3. A radio frequency identification (RFID) system, comprising:

a plurality of RFID tags storing personnel information;

a plurality of RFID readers identifying and reading the personnel information of the RFID tags; each RFID reader comprising:

a main body;

a first connecting portion; and

a second connecting portion; wherein the first connecting portion and the second connecting portion connects to two sides of the main body, the RFID readers interconnected in series by the first and second connecting portions and a plurality of conductive lines;

a data processor; and

a host terminal obtaining the personnel information of the RFID tags by the data processor.

4. The RFID system of claim 3, wherein the main body comprises a first connecting terminal and a second connecting terminal, the first connecting terminal comprises a power supply contact, a ground contact, a first data receiving contact, and a second data transmitting contact; the second connecting terminal comprises a power supply contact, a ground contact, and a first data transmitting contact, and a second data receiving contact; the first connecting terminal of each RFID reader is connected to the first connecting portion, the second connecting terminal of each RFID reader is connected to the second connecting portion.

5. The RFID system of claim 4, wherein the first connecting terminal of an initial RFID reader which is positioned at an end of the serially interconnected RIFD readers is connected to the data processor by the first connecting portion, the second connecting terminal of the initial RFID is electrically connected to the first connecting terminal of an adjacent RFID reader which is directly connected to the initial RFID reader; the second connecting terminal of the adjacent RFID reader is connected to the first connecting terminal of a next RFID reader which is directly connected to the adjacent initial RFID reader except for the initial RFID; the next RFID reader and remaining RFID readers are electrically connected in the same way similar to the adjacent RFID reader; the first data transmitting contact and the second data receiving contact of a distal RFID reader which is positioned at anther end of the serially interconnected RIFD readers are shorted by a zero ohm resistor.

6. The RFID system of claim 4, wherein each RFID comprises a substantially circle sub-identifying area, two adjacent identifying areas overlap and form a complete main identifying area, the complete main identifying area is an area having no blind areas between every two adjacent RFID readers.

7. The RFID system of claim 6, wherein a length of each conductive line interconnects two adjacent RFID readers is equal to a diameter of the sub-identifying area.

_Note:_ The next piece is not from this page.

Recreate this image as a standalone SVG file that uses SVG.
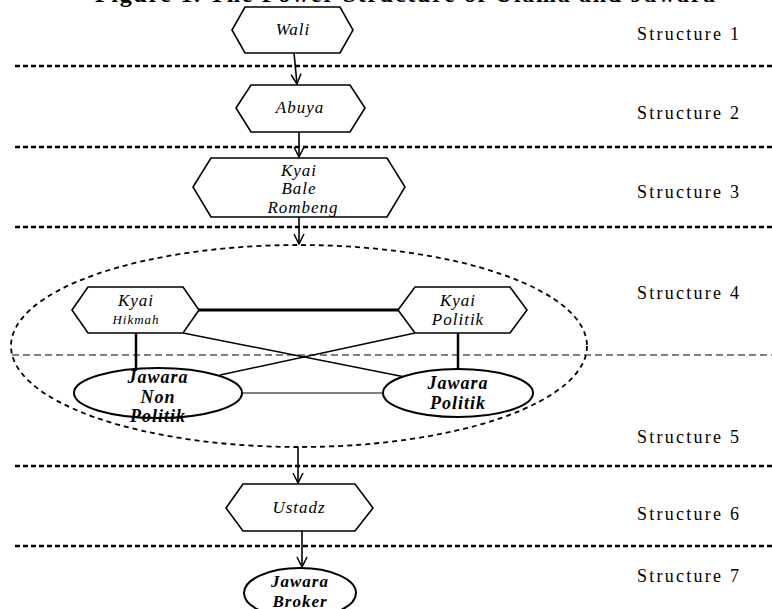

8. The RFID system of claim 6, wherein each RFID comprises a ID number, when one of the RFID reader identifies and reads original personnel information of one RFID tag, the RFID reader processes the original personnel information to be a data packet which comprises ID number of a transmitting part, an ID number of a target part and the original personnel information, the adjacent RFID reader receives the data packet, determines that the data packet needs to be transmitted to the host terminal according to the ID number of the target part and sends the data packet to the next RFID reader, the next RFID reader and remaining RFID readers operates substantially similar to the adjacent RFID reader until the data packet is transmitted to the host terminal.

9. The RFID system of claim 6, wherein the host terminal comprises an ID number, when the host terminal transmits a command which comprises an ID number of the target part, command content, and a verifying code to some of the RFID readers, the RFID readers executes the command and sends executing information back to the host terminal

10. The RFID system of claim 9, wherein each RFID reader strengthens signal intensities by a voltage boosting process before transmitting the data packet and commands and weakens the signal intensities by a voltage reducing process while receiving the data packet and commands.